Niños y chabolas
La calle del Hierro, en el Camino Viejo de los Garbanzales, al final de Embajadores, termina en unos solares atravesados por la vía del tren. Allí ha ardido una chabola y han muerto cinco niños, según ha contado toda la prensa. Entre solares y desmontes, en un aire sucio de estercolero, lucía esta mañana el barrio de chabolas, a ambos lados de la vía, bajo el sol fuerte de junio.
Hay una pequeña fuente de grifo, como las que todavía se ven por los barrios y por el centro de Madrid. En la fuente, un adolescente con el torso desnudo llena los cántaros. Luego viene una niña pequeña, guapa y sucia. Es un pequeño conjunto de chabolas a la entrada de Madrid, justo donde las letras azules y amarillas anuncian el nombre de la capital de España. Las chabolas del otro lado de la vía proliferan entre los postes de hierro de un transformador eléctrico. El tren y el transformador son dos amenazas constantes para los vecinos de este suburbio. En Tiempo de silencio, allá por los años cincuenta, Luis Martín Santos denunciaba el chabolismo madrileño. El libro está ya en la historia de nuestras letras. Pero el problema no ha cambiado mucho, lo que dice bien de la inutilidad de la literatura.
El sol. Las basuras. El olor. Las chabolas se agazapan entre la vía y las traseras de una fábrica. Hay otra fuente, donde dos mujeres llenan de agua sus calderos. Muy cerca crecen los grandes edificios. Una madre advierte a un niño contra los peligros de las chispas que pueden caer del transformador. La tragedia de la otra noche puede repetirse en cualquier momento.
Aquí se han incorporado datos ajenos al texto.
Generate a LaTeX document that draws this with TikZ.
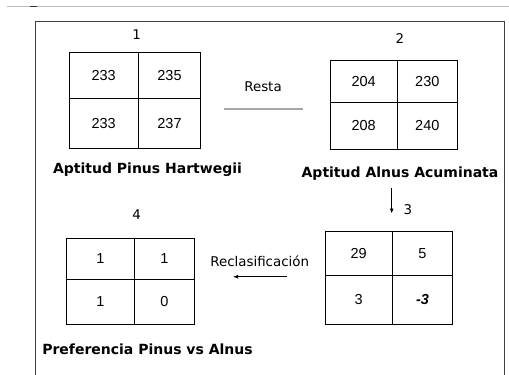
\documentclass[tikz,border=0pt]{standalone}
\usepackage{fontspec}
\setmainfont{DejaVu Sans}
\newfontfamily\numfont{Liberation Sans}
\usetikzlibrary{arrows.meta}
\begin{document}
\begin{tikzpicture}[x=1pt,y=-1pt,
  cell/.style={draw=black,line width=0.9pt,inner sep=0pt,outer sep=0pt,anchor=north west,
    font=\numfont\fontsize{14.5}{15}\selectfont},
  lbl/.style={inner sep=0pt,font=\fontsize{13.4}{15}\selectfont},
  title/.style={inner sep=0pt,font=\bfseries\fontsize{14}{16}\selectfont},
  conn/.style={line width=0.9pt,-{Latex[length=5pt,width=4pt]}}]
\useasboundingbox (0,0) rectangle (509,375);
\fill[white] (0,0) rectangle (509,375);
% top rule
\draw[gray!55,line width=0.9pt] (7,6) -- (509,6);
\draw[black!80,line width=1.2pt] (30,6.5) -- (37,6.5);
% frame
\draw[black!75,line width=0.9pt] (35.7,376) -- (35.7,21.7) -- (504,21.7) -- (504,376);
% grid 1
\node[cell,minimum width=69.3pt,minimum height=45.6pt] (a11) at (69,52.7) {233};
\node[cell,minimum width=62.4pt,minimum height=45.6pt] (a12) at (138.3,52.7) {235};
\node[cell,minimum width=69.3pt,minimum height=50pt] (a21) at (69,98.3) {233};
\node[cell,minimum width=62.4pt,minimum height=50pt] (a22) at (138.3,98.3) {237};
\node[lbl] (n1) at (136.7,35) {1};
\node[title] (t1) at (147.5,170) {Aptitud Pinus Hartwegii};
% grid 2
\node[cell,minimum width=67.3pt,minimum height=42.3pt] (b11) at (330,60) {204};
\node[cell,minimum width=60pt,minimum height=42.3pt] (b12) at (397.3,60) {230};
\node[cell,minimum width=67.3pt,minimum height=46.7pt] (b21) at (330,102.3) {208};
\node[cell,minimum width=60pt,minimum height=46.7pt] (b22) at (397.3,102.3) {240};
\node[lbl] (n2) at (400,39) {2};
\node[title] (t2) at (400,174) {Aptitud Alnus Acuminata};
% grid 3
\node[cell,minimum width=67.3pt,minimum height=44pt] (c11) at (325,231.7) {29};
\node[cell,minimum width=60.4pt,minimum height=44pt] (c12) at (392.3,231.7) {5};
\node[cell,minimum width=67.3pt,minimum height=48.3pt] (c21) at (325,275.7) {3};
\node[cell,minimum width=60.4pt,minimum height=48.3pt] (c22) at (392.3,275.7) {\bfseries\itshape -3};
\node[lbl] (n3) at (408,210) {3};
% grid 4
\node[cell,minimum width=67.6pt,minimum height=41pt] (d11) at (66.7,238.3) {1};
\node[cell,minimum width=60.4pt,minimum height=41pt] (d12) at (134.3,238.3) {1};
\node[cell,minimum width=67.6pt,minimum height=45pt] (d21) at (66.7,279.3) {1};
\node[cell,minimum width=60.4pt,minimum height=45pt] (d22) at (134.3,279.3) {0};
\node[lbl] (n4) at (136.7,215) {4};
\node[title] (t4) at (147.5,349.3) {Preferencia Pinus vs Alnus};
% connectors
\node[lbl] (resta) at (263,86.7) {Resta};
\coordinate (r1) at (224.3,109);
\coordinate (r2) at (303.3,109);
\draw[gray!70,line width=1.3pt] (r1) -- (r2);
\coordinate (s1) at (391.7,188);
\coordinate (s2) at (391.7,213.5);
\draw[conn] (s1) -- (s2);
\node[lbl] (recl) at (259.7,261.7) {Reclasificación};
\coordinate (q1) at (287.3,276.7);
\coordinate (q2) at (233,276.7);
\draw[conn] (q1) -- (q2);
\end{tikzpicture}
\end{document}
Veo los muebles quemados, los trastos inútiles de la familia siniestrada. Ahora les han dado una casa en el barrio de la Uva. Naturalmente no es necesario que a uno se le abrasen cinco hijos para tener una casa barata en el barrio de la Uva. Pero en este caso lo ha sido.
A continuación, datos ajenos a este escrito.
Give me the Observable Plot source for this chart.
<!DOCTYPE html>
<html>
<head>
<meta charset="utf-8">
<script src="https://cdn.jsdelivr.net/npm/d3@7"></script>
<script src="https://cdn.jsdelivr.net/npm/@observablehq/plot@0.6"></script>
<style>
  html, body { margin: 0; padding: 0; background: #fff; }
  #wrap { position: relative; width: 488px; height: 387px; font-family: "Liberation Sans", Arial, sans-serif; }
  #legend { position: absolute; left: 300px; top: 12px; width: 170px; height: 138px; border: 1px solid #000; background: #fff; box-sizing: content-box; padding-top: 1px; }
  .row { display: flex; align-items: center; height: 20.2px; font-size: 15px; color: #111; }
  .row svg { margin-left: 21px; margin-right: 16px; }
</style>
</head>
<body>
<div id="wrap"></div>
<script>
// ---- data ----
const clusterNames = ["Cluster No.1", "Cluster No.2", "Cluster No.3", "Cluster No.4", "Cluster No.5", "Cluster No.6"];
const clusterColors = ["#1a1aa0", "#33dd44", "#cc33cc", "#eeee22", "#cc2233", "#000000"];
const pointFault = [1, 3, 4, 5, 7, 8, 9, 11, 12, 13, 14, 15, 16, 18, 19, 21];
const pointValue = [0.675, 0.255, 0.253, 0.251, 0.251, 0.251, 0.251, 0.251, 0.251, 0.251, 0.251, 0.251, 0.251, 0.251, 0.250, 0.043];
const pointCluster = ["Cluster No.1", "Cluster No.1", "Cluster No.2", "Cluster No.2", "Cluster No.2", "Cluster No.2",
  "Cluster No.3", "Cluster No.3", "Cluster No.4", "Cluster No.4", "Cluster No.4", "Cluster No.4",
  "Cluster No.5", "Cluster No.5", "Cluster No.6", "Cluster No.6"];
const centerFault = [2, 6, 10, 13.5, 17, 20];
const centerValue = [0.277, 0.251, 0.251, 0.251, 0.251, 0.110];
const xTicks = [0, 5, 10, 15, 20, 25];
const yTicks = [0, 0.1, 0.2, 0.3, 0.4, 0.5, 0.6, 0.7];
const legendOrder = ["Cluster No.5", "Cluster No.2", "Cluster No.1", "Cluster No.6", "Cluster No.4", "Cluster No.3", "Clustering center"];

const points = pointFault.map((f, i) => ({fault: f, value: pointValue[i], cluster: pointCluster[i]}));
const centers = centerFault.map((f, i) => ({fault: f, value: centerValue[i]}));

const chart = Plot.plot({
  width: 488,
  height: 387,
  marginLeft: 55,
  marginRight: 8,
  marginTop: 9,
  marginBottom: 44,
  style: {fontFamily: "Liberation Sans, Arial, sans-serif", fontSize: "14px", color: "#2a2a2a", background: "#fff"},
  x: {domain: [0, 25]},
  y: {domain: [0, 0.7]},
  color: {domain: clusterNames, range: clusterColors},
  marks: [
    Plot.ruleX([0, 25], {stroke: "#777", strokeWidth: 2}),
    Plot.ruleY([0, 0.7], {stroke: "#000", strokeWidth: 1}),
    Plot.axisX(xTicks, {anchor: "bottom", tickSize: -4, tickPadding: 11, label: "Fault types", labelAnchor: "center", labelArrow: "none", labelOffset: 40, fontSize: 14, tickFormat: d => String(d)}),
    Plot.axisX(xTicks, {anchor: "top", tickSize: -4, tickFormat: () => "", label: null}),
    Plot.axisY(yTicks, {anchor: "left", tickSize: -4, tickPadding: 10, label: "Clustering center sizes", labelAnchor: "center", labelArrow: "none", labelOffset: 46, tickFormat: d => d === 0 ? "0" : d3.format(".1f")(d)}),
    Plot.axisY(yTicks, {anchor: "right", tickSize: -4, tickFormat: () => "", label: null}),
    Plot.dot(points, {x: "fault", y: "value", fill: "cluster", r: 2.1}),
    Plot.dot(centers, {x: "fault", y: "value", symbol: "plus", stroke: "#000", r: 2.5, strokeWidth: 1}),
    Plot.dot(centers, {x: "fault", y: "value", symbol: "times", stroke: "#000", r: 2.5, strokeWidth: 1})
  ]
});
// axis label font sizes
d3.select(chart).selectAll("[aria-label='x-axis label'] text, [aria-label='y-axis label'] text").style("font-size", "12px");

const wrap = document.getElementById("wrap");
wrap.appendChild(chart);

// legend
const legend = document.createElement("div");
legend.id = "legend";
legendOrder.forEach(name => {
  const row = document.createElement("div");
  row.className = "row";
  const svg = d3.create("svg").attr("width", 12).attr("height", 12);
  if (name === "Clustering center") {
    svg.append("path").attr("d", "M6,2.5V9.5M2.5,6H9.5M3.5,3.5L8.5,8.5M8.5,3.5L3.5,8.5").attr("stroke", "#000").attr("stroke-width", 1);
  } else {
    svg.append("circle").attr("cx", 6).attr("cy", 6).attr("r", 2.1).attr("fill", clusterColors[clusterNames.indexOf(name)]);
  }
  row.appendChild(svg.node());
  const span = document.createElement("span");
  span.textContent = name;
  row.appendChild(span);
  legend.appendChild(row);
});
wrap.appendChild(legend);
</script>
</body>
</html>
Los huecos de las chabolas se tapan con tablas, donde leo nombres en inglés y letras negras que dicen «United States». El cielo azul y denso del mediodía se descerraja con el ronquido veloz de un reactor. La gente saca billetes para los aviones que llevan al verano y al veraneo.
Un puñado de madrileños lo va a pasar aquí, junto a la vía del tren, bajo la amenaza del fuego, en el clima nauseabundo de los estercoleros. En los barrios buenos de Madrid se están instalando este año muchos acondicionadores de aire. Hay trofeos de oro y turistas de lujo en este junio feliz. Hay el fuego alegre y festivo de las fallas de Alicante, hermano del fuego trágico del suburbio madrileño. Las chabolas se adosan contra una muralla de ladrillo: los niños muertos tenían entre siete meses y doce años. Han perecido intoxicados por el humo. El padre se llama Miguel Gabarri y la madre se llama Purificación Fernández. Están desolados. En las tapias hay ropa tendida y esta gente se ahoga de calor dentro de las chabolas, entre palanganas y arpilleras.
He visto también la casa que les han dado en el barrio de la Uva, al norte de Madrid. Una casa barata para albergar el vacío de cinco hijos muertos. La ciudad está suntuosa de pisos de lujo vacíos. La gente va ya por el segundo frigorífico y la segunda lavadora. Alguien nos recuerda desde la publicidad que «la inversión inmobiliaria supone una subida razonablemente constante», ¿cómo puede ser razonable el aumento constante de unos beneficios, cómo puede ser razonable el enriquecimiento lento o rápido, pero inexorable, mediante la inversión en pisos, mientras hay gentes que viven como las de la calle del Hierro? ¿Es que queda algo razonable en esta ciudad loca?
No costaría mucho dinero limpiar estos solares, llevar a estos submadrileños a unas casas para personas. Lo más triste de estas cosas es que tienen remedio. Evaristo Acevedo me da su libro, Cartas a los celtíberos esposados, y me dice que mediante el humor pueden denunciarse muchas cosas. Otro humorista, Máximo, me enseña la carta del director de una revista, que le devuelve un chiste por inconveniente. No parece que el humor sirva siempre. La tragedia de la otra noche puede repetirse en cualquier momento. Unas cincuenta familias viven aquí. Hay perros viejos, caminos de llantas para pasar, una jaula con canario en la puerta de alguna chabola. Del transformador eléctrico nacen chispas de vez en cuando sobre los tejados leves de estas viviendas de naipe viejo. El susto ha pasado y la gente va a dormir la siesta.